Seit fast 50 Jahren ist der kleine gelbe Pass, mit dem man alles kann, außer verreisen, fixer Bestandteil jeder Wickeltasche. Auch wenn sich so mancher Gynäkologe schlagartig hinter dem Ultraschall versteckt, wenn eine Patientin mit dem leuchtenden Ausweis in der Hand und dem Mann im Schlepptau, künftiger Taufpatin und weiteren vier Kindern aus den ersten vier Ehen die Ordination betritt, um eine umfassende Untersuchung zum Hungerlohn einzufordern.
Von der damaligen Gesundheitsministerin Ingrid Leodolter 1974 im Kabinett Kreisky 2 ins Leben gerufen, konnten die im Pass vorgesehenen Untersuchungen die Mütter- und Säuglingssterblichkeit bereits nach wenigen Jahren drastisch reduzieren. Und wenngleich über die Vätersterblichkeit im Rahmen einer Geburt nichts bekannt ist, ist der Pass dennoch eine Erfolgsgeschichte. Mittlerweile gilt ein gut befüllter Ausweis, wie auch der vollständig beklebte Panini-Impfpass, für verantwortungsvolle Eltern als Selbstverständlichkeit. Unlängst hat in der Ordination ein mittlerweile 28-jähriger Säugling seinen Mutter-Kind-Pass gezückt, um seine Krankengeschichte lückenlos dokumentieren zu können. Zwar konnte er bereits seinen Kopf selbst halten, war allerdings noch nicht aus der elterlichen Wohnung ausgezogen, sodass ich ihm ein paar Punkte weniger im Apgar-Studentenscore eintragen musste.
Nun ist der Mutter-Kind-Pass, aufgrund von Streitereien um zeitgemäße Honorare, in die Schlagzeilen geraten. Da man dieses Tool jedoch allerorts schätzt, wird man sich jedoch zu einigen wissen. Nun soll das in die Jahre geratene Heftchen ins 21. Jahrhundert geholt werden. Aus dem Mutter-Kind-Pass wird nun der Eltern-Kind-Pass, was bezüglich einer gendergerechten Sprache vernünftig erscheint, da sich der Begriff auf alle Geschlechter beziehen kann. Angedacht für künftige familiäre Konflikte ist auch ein Schwiegereltern-Schwiegerkind-Pass. Eine derartige Erfolgsstory sollte jedoch ausgeweitet werden. So wäre eine lückenlose Kontrolle unserer Patienten auch im Erwachsenenalter eine sinnvolle Sache. Zwar gibt es bereits jetzt einen Impfpass. Um alle erfassen zu können, sollte es aber auch einen Impfgegner-Pass geben, in dem alle nicht erwünschten Impfungen eingetragen werden, die in definierten Abständen nicht aufgefrischt werden müssen.

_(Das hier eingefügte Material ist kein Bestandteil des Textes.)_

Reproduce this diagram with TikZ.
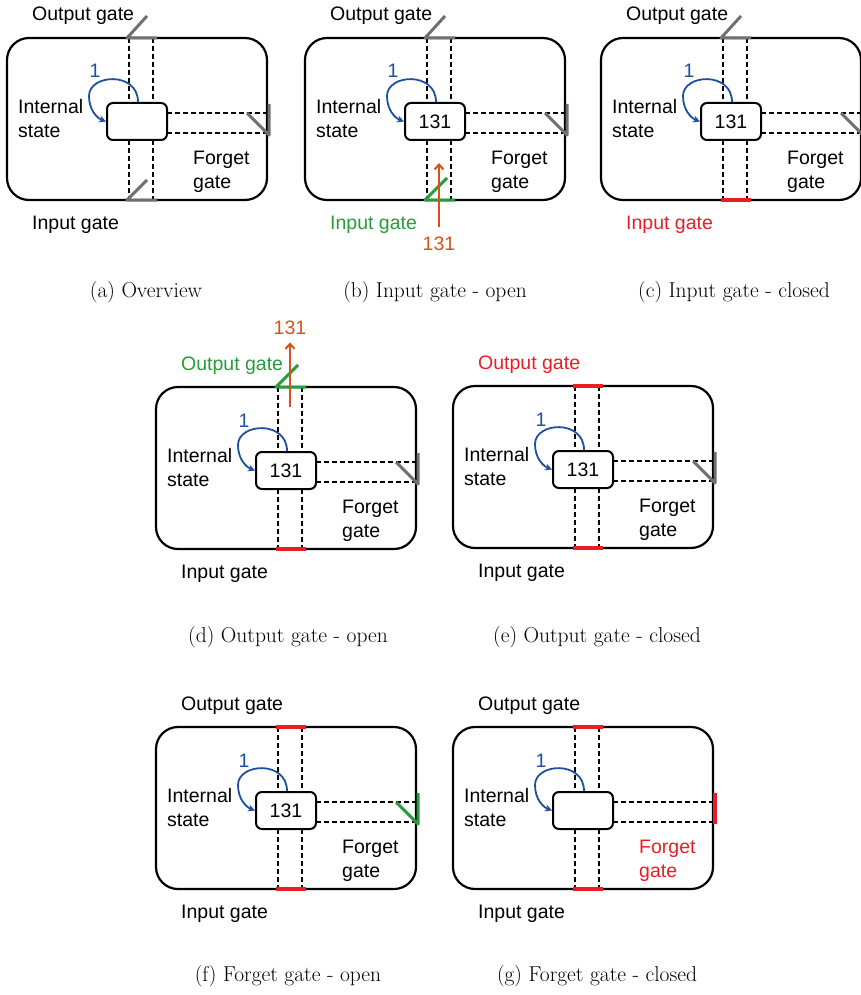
\documentclass[tikz,border=0pt]{standalone}
\usepackage{fontspec}
\newfontfamily\arialfont{Liberation Sans}
\usetikzlibrary{
  arrows.meta, % For arrow tips
  calc
}

\definecolor{gategray}{RGB}{112,112,112}
\definecolor{gategreen}{RGB}{40,155,60}
\definecolor{gatered}{RGB}{232,30,36}
\definecolor{valorange}{RGB}{214,82,26}
\definecolor{loopblue}{RGB}{30,80,160}

% one memory cell: #1 name, #2 upper left corner, #3 stored value,
% #4/#5/#6 colours of the input/output/forget labels
\newcommand{\lstmcell}[6]{%
  \begin{scope}[shift={#2}]
    \draw[cellbox] (0,0) rectangle (260,162);
    \node[statebox] (#1-st) at (130,83.5) {#3};

    % Tore
    \coordinate (#1-outL) at (120,0);
    \coordinate (#1-outR) at (150,0);
    \coordinate (#1-inL) at (120,162);
    \coordinate (#1-inR) at (150,162);
    \coordinate (#1-fgT) at (262,66);
    \coordinate (#1-fgB) at (262,97);

    % Kanaele
    \foreach \x in {122,146} {
      \draw[channel] (\x,0) -- (\x,65);
      \draw[channel] (\x,102) -- (\x,162);
    }
    \foreach \y in {75,95}
      \draw[channel] (160,\y) -- (262,\y);

    \node[lbl, text=#5, anchor=base west] (#1-outlbl) at (25,-17) {Output gate};
    \node[lbl, text=#4, anchor=base west] (#1-inlbl) at (25,191) {Input gate};
    \node[lbl, anchor=north west, align=left] (#1-intlbl) at (11,61) {Internal\\state};
    \node[lbl, text=#6, anchor=north west, align=left] (#1-fglbl) at (186,113) {Forget\\gate};

    \node[lbl, text=loopblue, anchor=base] (#1-one) at (88,40) {1};
    \draw[selfloop] ([xshift=1pt]#1-st.north) .. controls (131,33) and (82,36) .. (82,58)
      .. controls (82,72) and (90,80) .. (#1-st.west);
  \end{scope}
}

\begin{document}
\begin{tikzpicture}[
      x=1pt, y=-1pt, % picture measured in pixels, y pointing down
      cellbox/.style={line width=2.2pt, rounded corners=22pt},
      statebox/.style={draw, line width=2pt, rounded corners=6pt, minimum width=60pt,
        minimum height=37pt, inner sep=0pt, font=\arialfont\fontsize{19.5}{24}\selectfont},
      channel/.style={line width=1.6pt, dash pattern=on 5pt off 3pt},
      lbl/.style={inner sep=0pt, font=\arialfont\fontsize{19.5}{24}\selectfont},
      caption/.style={inner sep=0pt, font=\fontsize{21.5}{25}\selectfont},
      selfloop/.style={loopblue, line width=1.8pt, -{Stealth[length=7pt, width=7pt]}},
      valflow/.style={valorange, line width=2pt, -{Straight Barb[length=5pt, width=9pt]}},
      gatedoor/.style={line width=3pt, line join=round},
      gateshut/.style={gatered, line width=4.5pt},
    ]
    \useasboundingbox (0,0) rectangle (860,995);

    % (a)
    \lstmcell{a}{(7,38)}{}{black}{black}{black}
    \draw[gatedoor, gategray] (a-outR) -- (a-outL) -- ++(20,-22);
    \draw[gatedoor, gategray] (a-inR) -- (a-inL) -- ++(20,-20);
    \draw[gatedoor, gategray] (a-fgT) -- (a-fgB) -- ++(-22,-22);
    \node[caption] (a-cap) at (146,292) {(a) Overview};

    % (b)
    \lstmcell{b}{(305,38)}{131}{gategreen}{black}{black}
    \draw[gatedoor, gategray] (b-outR) -- (b-outL) -- ++(20,-22);
    \draw[gatedoor, gategreen] (b-inR) -- (b-inL) -- ++(22,-22);
    \draw[gatedoor, gategray] (b-fgT) -- (b-fgB) -- ++(-22,-22);
    \coordinate (b-inend) at (439,163);
    \node[lbl, text=valorange, anchor=base] (b-val) at (439,250) {131};
    \draw[valflow, shorten <=9pt] (b-val.north) -- (b-inend);
    \node[caption] (b-cap) at (435,292) {(b) Input gate - open};

    % (c)
    \lstmcell{c}{(601,38)}{131}{gatered}{black}{black}
    \draw[gatedoor, gategray] (c-outR) -- (c-outL) -- ++(20,-22);
    \draw[gateshut] (c-inL) -- (c-inR);
    \draw[gatedoor, gategray] (c-fgT) -- (c-fgB) -- ++(-22,-22);
    \node[caption] (c-cap) at (734,292) {(c) Input gate - closed};

    % (d)
    \lstmcell{d}{(156,387)}{131}{black}{gategreen}{black}
    \draw[gateshut] (d-inL) -- (d-inR);
    \draw[gatedoor, gategreen] (d-outR) -- (d-outL) -- ++(22,-22);
    \draw[gatedoor, gategray] (d-fgT) -- (d-fgB) -- ++(-22,-22);
    \coordinate (d-outstart) at (290,407);
    \node[lbl, text=valorange, anchor=base] (d-val) at (290,334) {131};
    \draw[valflow, shorten >=8pt] (d-outstart) -- (d-val.south);
    \node[caption] (d-cap) at (288,637) {(d) Output gate - open};

    % (e)
    \lstmcell{e}{(453,386)}{131}{black}{gatered}{black}
    \draw[gateshut] (e-inL) -- (e-inR);
    \draw[gateshut] (e-outL) -- (e-outR);
    \draw[gatedoor, gategray] (e-fgT) -- (e-fgB) -- ++(-22,-22);
    \node[caption] (e-cap) at (597,637) {(e) Output gate - closed};

    % (f)
    \lstmcell{f}{(156,727)}{131}{black}{black}{black}
    \draw[gateshut] (f-inL) -- (f-inR);
    \draw[gateshut] (f-outL) -- (f-outR);
    \draw[gatedoor, gategreen] (f-fgT) -- (f-fgB) -- ++(-22,-22);
    \node[caption] (f-cap) at (288,976) {(f) Forget gate - open};

    % (g)
    \lstmcell{g}{(453,727)}{}{black}{black}{gatered}
    \draw[gateshut] (g-inL) -- (g-inR);
    \draw[gateshut] (g-outL) -- (g-outR);
    \draw[gateshut] (g-fgT) -- (g-fgB);
    \node[caption] (g-cap) at (597,976) {(g) Forget gate - closed};
  \end{tikzpicture}
\end{document}
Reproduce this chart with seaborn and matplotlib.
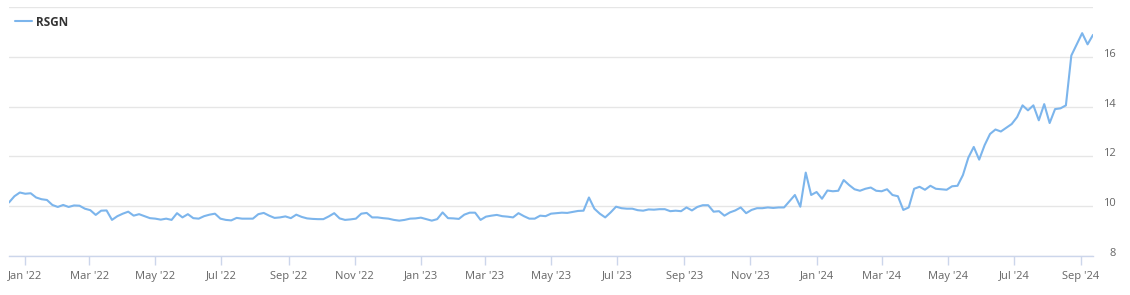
import numpy as np
import pandas as pd
import matplotlib
matplotlib.use("Agg")
import matplotlib.pyplot as plt
import matplotlib.dates as mdates
import matplotlib.transforms as mtransforms
import seaborn as sns

start_date = "2021-12-17"
step_days = 5
series_name = "RSGN"
prices = [
    10.15, 10.4, 10.55, 10.5, 10.52, 10.35, 10.28, 10.25, 10.05, 9.97,
    10.05, 9.97, 10.03, 10.02, 9.9, 9.84, 9.65, 9.82, 9.83, 9.45,
    9.6, 9.7, 9.78, 9.62, 9.68, 9.6, 9.52, 9.5, 9.46, 9.5,
    9.45, 9.72, 9.55, 9.68, 9.52, 9.5, 9.6, 9.66, 9.7, 9.5,
    9.45, 9.43, 9.53, 9.5, 9.5, 9.5, 9.68,
    9.73, 9.62, 9.53, 9.55, 9.59, 9.52, 9.66, 9.57, 9.51, 9.49,
    9.48, 9.48, 9.59, 9.72, 9.51, 9.45, 9.47, 9.5, 9.7, 9.73,
    9.55, 9.55, 9.52, 9.5, 9.45, 9.42, 9.45, 9.5, 9.51, 9.54,
    9.48, 9.42, 9.48, 9.75, 9.52, 9.51, 9.49, 9.66, 9.74, 9.74,
    9.45, 9.58, 9.62, 9.65, 9.6,
    9.58, 9.55, 9.72, 9.6, 9.5, 9.5, 9.62, 9.6, 9.7, 9.72,
    9.74, 9.73, 9.77, 9.81, 9.82, 10.35, 9.9, 9.7, 9.55, 9.75,
    9.98, 9.92, 9.9, 9.9, 9.84, 9.82, 9.87, 9.86, 9.88, 9.88,
    9.8, 9.82, 9.8, 9.95, 9.83, 9.97, 10.04, 10.04, 9.78, 9.8,
    9.62, 9.75, 9.83, 9.95, 9.72, 9.85, 9.92,
    9.92, 9.95, 9.93, 9.95, 9.95, 10.2, 10.45, 9.98, 11.35, 10.45,
    10.57, 10.3, 10.63, 10.6, 10.62, 11.05, 10.85, 10.68, 10.62, 10.7,
    10.75, 10.62, 10.6, 10.68, 10.45, 10.4, 9.85, 9.95, 10.7, 10.78,
    10.66, 10.82, 10.7, 10.68, 10.66, 10.8, 10.82, 11.25, 11.95, 12.38,
    11.87, 12.45, 12.9, 13.08, 13.0, 13.15, 13.3, 13.58, 14.05, 13.85,
    14.05, 13.45, 14.1, 13.34, 13.9, 13.93, 14.05, 16.05, 16.5, 16.95,
    16.5, 16.88,
]
y_ticks = [8, 10, 12, 14, 16, 18]
y_tick_labels = ["8", "10", "12", "14", "16", ""]

dates = pd.date_range(start_date, periods=len(prices), freq=f"{step_days}D")
df = pd.DataFrame({"date": dates, "price": prices, "series": series_name})

# ---- style ----
sns.set_theme(style="white")
plt.rcParams["font.family"] = ["Open Sans", "DejaVu Sans"]

W, H = 1130, 295
fig = plt.figure(figsize=(W / 100, H / 100), dpi=100)
ax = fig.add_axes([9 / W, 1 - 256 / H, (1093 - 9) / W, (256 - 7) / H])

sns.lineplot(data=df, x="date", y="price", hue="series",
             palette=["#7cb5ec"], linewidth=1.5, ax=ax, legend=True)

ax.set_xlim(dates[0], dates[-1])
ax.set_ylim(8, 18)
ax.set_xlabel("")
ax.set_ylabel("")

# gridlines
ax.set_yticks(y_ticks)
ax.set_yticklabels(y_tick_labels)
ax.yaxis.grid(True, color="#e6e6e6", linewidth=1.0)
ax.xaxis.grid(False)
ax.set_axisbelow(True)

for s in ["top", "left", "right"]:
    ax.spines[s].set_visible(False)
ax.spines["bottom"].set_color("#ccd6eb")
ax.spines["bottom"].set_linewidth(1.0)

# x axis
ax.xaxis.set_major_locator(mdates.MonthLocator(bymonth=[1, 3, 5, 7, 9, 11]))
ax.xaxis.set_major_formatter(mdates.DateFormatter("%b '%y"))
ax.tick_params(axis="x", length=6.5, width=1, color="#ccd6eb", pad=4,
               labelsize=8, labelcolor="#666666", bottom=True)

# y axis on the right
ax.yaxis.tick_right()
ax.tick_params(axis="y", length=0, pad=16.5, labelsize=8, labelcolor="#666666")
offset = mtransforms.ScaledTranslation(0, 4 / 100, fig.dpi_scale_trans)
for lab in ax.get_yticklabels():
    lab.set_horizontalalignment("right")
    lab.set_transform(lab.get_transform() + offset)

# legend
leg = ax.legend(loc="center left", bbox_to_anchor=(15 / W, 1 - 22 / H),
                bbox_transform=fig.transFigure, frameon=False,
                handlelength=1.4, handletextpad=0.35, borderpad=0,
                borderaxespad=0, prop={"size": 8.5, "weight": "bold"})
for t in leg.get_texts():
    t.set_color("#333333")
for h in leg.get_lines():
    h.set_linewidth(1.5)

fig.savefig("out.png", dpi=100, facecolor="white")
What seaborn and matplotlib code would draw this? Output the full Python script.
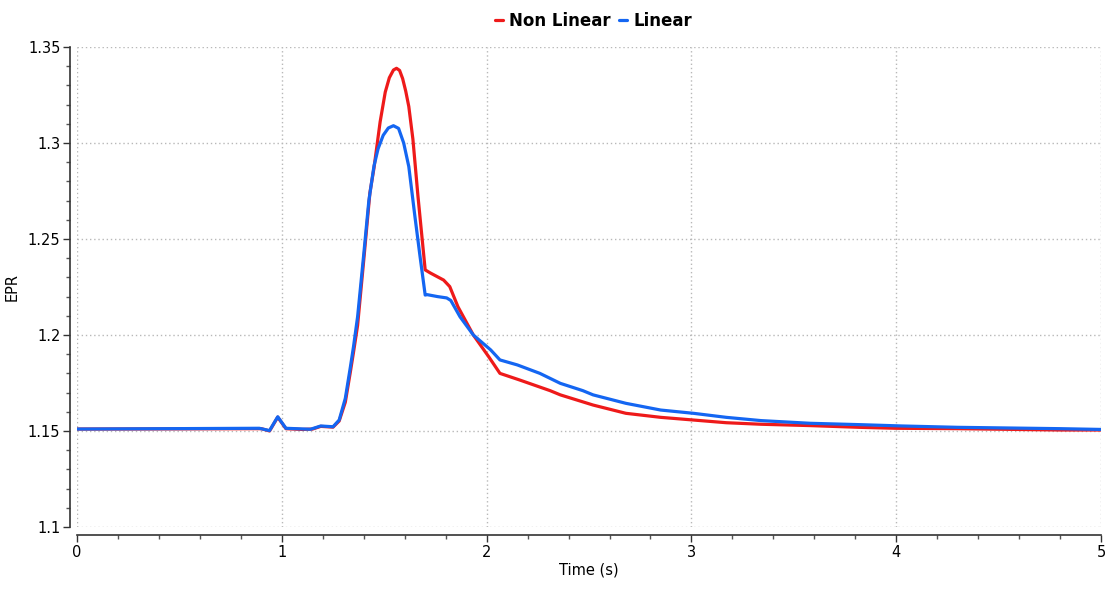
import matplotlib
matplotlib.use("Agg")
import matplotlib.pyplot as plt
from matplotlib.ticker import MultipleLocator, FuncFormatter
import seaborn as sns
import pandas as pd

# EPR response over time, nonlinear vs linear model
time_nonlinear = [0, 0.90, 0.94, 0.98, 1.02, 1.10, 1.15, 1.19, 1.25, 1.28, 1.31,
                  1.335, 1.35, 1.37, 1.40, 1.43, 1.45, 1.48, 1.505, 1.525, 1.545,
                  1.56, 1.575, 1.59, 1.605, 1.62, 1.64, 1.665, 1.70, 1.725, 1.79,
                  1.82, 1.86, 1.935, 2.01, 2.065, 2.16, 2.31, 2.36, 2.52, 2.68,
                  2.85, 3.01, 3.17, 3.34, 3.58, 3.82, 4.0, 4.3, 4.8, 5.0]
epr_nonlinear = [1.151, 1.1512, 1.1500, 1.1572, 1.1512, 1.1508, 1.1510, 1.1524,
                 1.1520, 1.1552, 1.1650, 1.1810, 1.1910, 1.2050, 1.2390, 1.2740,
                 1.2870, 1.3110, 1.3265, 1.3340, 1.3380, 1.3389, 1.3378, 1.3335,
                 1.3270, 1.3190, 1.3020, 1.2720, 1.2339, 1.2323, 1.2286, 1.2252,
                 1.2147, 1.2000, 1.1887, 1.1800, 1.1766, 1.1710, 1.1688, 1.1635,
                 1.1592, 1.1571, 1.1557, 1.1543, 1.1535, 1.1528, 1.1519, 1.1514,
                 1.1512, 1.1505, 1.1505]

time_linear = [0, 0.89, 0.94, 0.98, 1.02, 1.14, 1.19, 1.25, 1.28, 1.31, 1.335,
               1.35, 1.37, 1.40, 1.425, 1.45, 1.47, 1.495, 1.52, 1.545, 1.57,
               1.595, 1.62, 1.65, 1.675, 1.70, 1.71, 1.76, 1.805, 1.825, 1.87,
               1.935, 2.02, 2.065, 2.15, 2.26, 2.36, 2.47, 2.52, 2.68, 2.85,
               3.01, 3.17, 3.34, 3.58, 3.82, 4.03, 4.3, 4.8, 5.0]
epr_linear = [1.151, 1.1514, 1.1502, 1.1574, 1.1514, 1.1509, 1.1526, 1.1522,
              1.1557, 1.1670, 1.1835, 1.1939, 1.2095, 1.2420, 1.2700, 1.2880,
              1.2970, 1.3040, 1.3078, 1.3090, 1.3076, 1.3000, 1.2877, 1.2616,
              1.2408, 1.2208, 1.2210, 1.2200, 1.2193, 1.2180, 1.2095, 1.2000,
              1.1922, 1.1870, 1.1844, 1.1800, 1.1748, 1.1710, 1.1688, 1.1644,
              1.1609, 1.1592, 1.1571, 1.1554, 1.1540, 1.1533, 1.1526, 1.1519,
              1.1512, 1.1508]

series_names = ["Non Linear", "Linear"]
series_colors = ["#ee1a1a", "#1466f2"]

sns.set_theme(style="ticks")
plt.rcParams["font.family"] = ["DejaVu Sans"]
plt.rcParams["text.color"] = "black"

fig = plt.figure(figsize=(11.1, 5.97), dpi=100)
ax = fig.add_axes([0.0694, 0.1173, 0.9225, 0.804])

df_nl = pd.DataFrame({"t": time_nonlinear, "epr": epr_nonlinear})
df_l = pd.DataFrame({"t": time_linear, "epr": epr_linear})

sns.lineplot(data=df_nl, x="t", y="epr", ax=ax, color=series_colors[0],
             linewidth=2.3, sort=False, estimator=None, label=series_names[0])
sns.lineplot(data=df_l, x="t", y="epr", ax=ax, color=series_colors[1],
             linewidth=2.3, sort=False, estimator=None, label=series_names[1])

ax.set_xlim(0, 5)
ax.set_ylim(1.1, 1.35)
ax.xaxis.set_major_locator(MultipleLocator(1))
ax.xaxis.set_minor_locator(MultipleLocator(0.2))
ax.yaxis.set_major_locator(MultipleLocator(0.05))
ax.yaxis.set_minor_locator(MultipleLocator(0.01))
ax.yaxis.set_major_formatter(FuncFormatter(lambda v, p: f"{v:.2f}".rstrip("0")))
ax.xaxis.set_major_formatter(FuncFormatter(lambda v, p: f"{v:g}"))

ax.grid(True, which="major", color="#b8b8b8", linestyle=(0, (1, 2)), linewidth=1.0)
ax.tick_params(which="major", length=5, width=1, color="#333333",
               labelsize=10.5, labelcolor="black", pad=2)
ax.tick_params(which="minor", length=3, width=1, color="#555555")

sns.despine(ax=ax, offset={"left": 5, "bottom": 6})
for side in ("left", "bottom"):
    ax.spines[side].set_color("#333333")
    ax.spines[side].set_linewidth(1.2)

ax.set_xlabel("Time (s)", fontsize=10.5, labelpad=2, color="black")
ax.set_ylabel("EPR", fontsize=10.5, labelpad=6, color="black")

handles, labels = ax.get_legend_handles_labels()
ax.get_legend().remove()
leg = fig.legend(handles, labels, loc="upper center", bbox_to_anchor=(0.535, 1.005),
                 ncol=2, frameon=False, handlelength=0.45, handletextpad=0.4,
                 columnspacing=0.5, prop={"weight": "bold", "size": 12})
for txt in leg.get_texts():
    txt.set_color("black")

fig.savefig("out.png", dpi=100)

Im letzten Lebensabschnitt, wo traditionell umgekehrt die besorgten Kinder mit den bockigen Eltern in die Ordinationen kommen, wäre ein Kinder-Eltern-Pass die logische Fortführung. Denn so freimütig man die ersten Lebensjahre feiert, so verkrampft gibt man sich im Grand Finale, obwohl man auch dann gewogen, gefüttert und gewickelt wird. Seltsamerweise ist das gesellschaftlich nicht so gerne gesehen, sodass es zwar Werbungen für pürierten Babybrei gibt, jedoch nicht für pürierte Seniorenkost. Nichtsdestotrotz darf man dem gelben Pass weiterhin eine glorreiche Zukunft in neuem Gewand wünschen. Und den Kindern gerecht entlohnte Pädiater.